Michael Atherton, 42, killed his partner Susan McGoldrick, 47, her sister Alison Turnbull, 44, and Alison’s daughter Tanya, 24, following a row at his home in Durham on New Year’s Day last year, then shot himself in the head.
He had six legally-owned guns despite having a history of drunken domestic violence and threatening to “blow his head off” in 2008.
Police had been called out to his address four times to claims of domestic violence, and on one occasion he had received a caution. However he was not obliged to declare this on his gun licence application.
Yesterday police watchdog the Independent Police Complaints Commission (IPCC) said that anyone with a caution should be made to declare it. In a number of national recommendations made in the wake of the Atherton case, the IPCC said: “The Home Office should consider that applicants be required, as part of the application procedure, to disclose all cautions, bind-overs and fixed penalty notices.”
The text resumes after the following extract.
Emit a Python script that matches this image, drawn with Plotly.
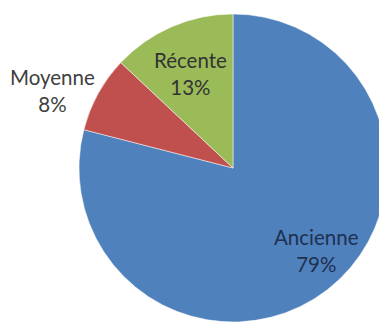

The watchdog highlighted the lack of guidance around domestic violence cases, and said that there is no advice saying partners and relatives should be consulted over gun licences.
It said: “The Home Office, Association of Chief Police Officers (ACPO) and the College of Policing should devise clear guidance and tighter restrictions around applications for firearms or shotgun certificates where there have been previous allegations of domestic violence or incidents which have not resulted in convictions.
“Checks with police Domestic Violence Units should be a mandatory requirement for all new applications.”